Nebî Salla`llahu aleyhi ve sellem`in: "Merhamet etmeyen kimseye merhamet olunmaz" buyurduğu rivâyet olunmuştur.
Rivâyete göre, Nebî Salla`llahu aleyhi ve sellem şöyle buyurmuştur: Cibrîl hiç durmaz komşu hakkına hürmet olunmasını bana vasiyyet ederdi. (Bu vasiyyet bir derece tevâlî etmişti ki) hattâ ben yakında (Allah`ın emriyle komşuyu) komşuya mîrascı kılacak sandım.
Şöyle dediği rivâyet olunmuştur. Nebî Salla`llahu aleyhi ve sellem (bir kere arka arkaya üç kere yemîn ederek) Vallahi îmân etmiş olmaz, vallahi îmân etmiş olmaz, vallahi îmân etmiş olmaz! Buyurdu. (Mecliste hazır bulunanlar tarafından): Yâ Resûla`llah! Bu îmân etmiş olmıyan kimdir? Diye soruldu. Resûl-i Ekrem: Kim olacak, şu komşusu zulmünden, şerrinden emîn olmayan kişi, diye cevab verdi.
Rivâyete göre, Nebî Salla`llahu aleyhi ve sellem şöyle buyurmuştur: Allah`a ve âhiret gününe îmân edip inanan kişi, komşusuna ezâ etmesin ve Allah`a, ahîret gününe îmân eden her kişi misâfirlerine ikram etsin ve Allah`a, âhiret gününe îmân eden her kişi hayır söylesin, yâhut sussun (boşboğazlık etmesin).
Nebî Salla`llahu aleyhi ve sellem`in: "Her ma`rûf sadakadır" buyurduğu rivâyet olunmuştur.
Nebî Salla`llahu aleyhi ve sellem bana: muhakkak ki Allah, her hususta rıfk ile, yumuşaklıkla mu`âmele edilmesini sever, buyurdu, dediği rivâyet olunmuştur.
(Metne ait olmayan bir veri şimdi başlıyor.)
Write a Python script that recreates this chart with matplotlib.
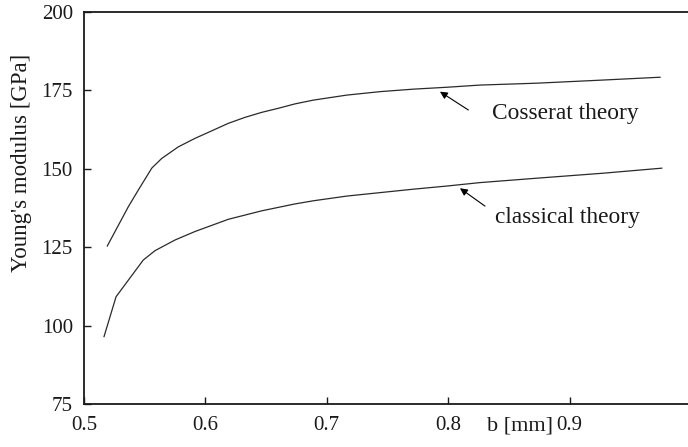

Rivâyete göre, şöyle demiştir: Nebî Salla`llahu aleyhi ve sellem (bir hutbesinde: (İslâm câmi`asında) mü`minin mü`mine bağlılığı, taşları birbirine kenetli (yalçın) duvar gibi (metîn) dir, buyurdu. Sonra Resûl-i Ekrem (iki elinin) parmaklarını biribirine geçirdi. Râvî Ebû Mûsâ der ki: Resûl-i Ekrem (mescidde) otururdu. Kendisine bir kimse gelip bir şey istediğinde, yâhut bir hâcet dilediğinde oturduğu halde yüzü ile bize dönüp: "(Ashabım! Bu iş için) bana delâlet ediniz, me`cûr olursunuz! Maamâfih Allahu Teâlâ Peygamberlerinin niyâz ve istirhâmı üzerine dilediği şeyi muhakkak infâz eder" buyurdu.
Şöyle rivâyet olunmuştur: Nebî Salla`llahu aleyhi ve sellem kimseye sövmez (ve nesebine ta`n etmez) di. Ne lüzûmundan fazla söylerdi, ne de lâ`net ederdi. O, bizim birimize itâb edip darıldığında "Ona ne oldu? A alnı toprak olasıca!" buyururdu.
Rivâyete göre, Câbir: Nebî Salla`llahu aleyhi ve sellem`den bir şey istenilsin de O, (Lâ = hayır) desin asla vâkı` değildir, demiştir.
Şöyle dediği rivâyet olunmuştur: Nebî Salla`llahu aleyhi ve sellem`e on sene hizmet ettim. Bir kere bana (canı sıkılıp da) "Öf" demedi, niçin böyle yaptın da demedi, böyle yapsaydın da demedi.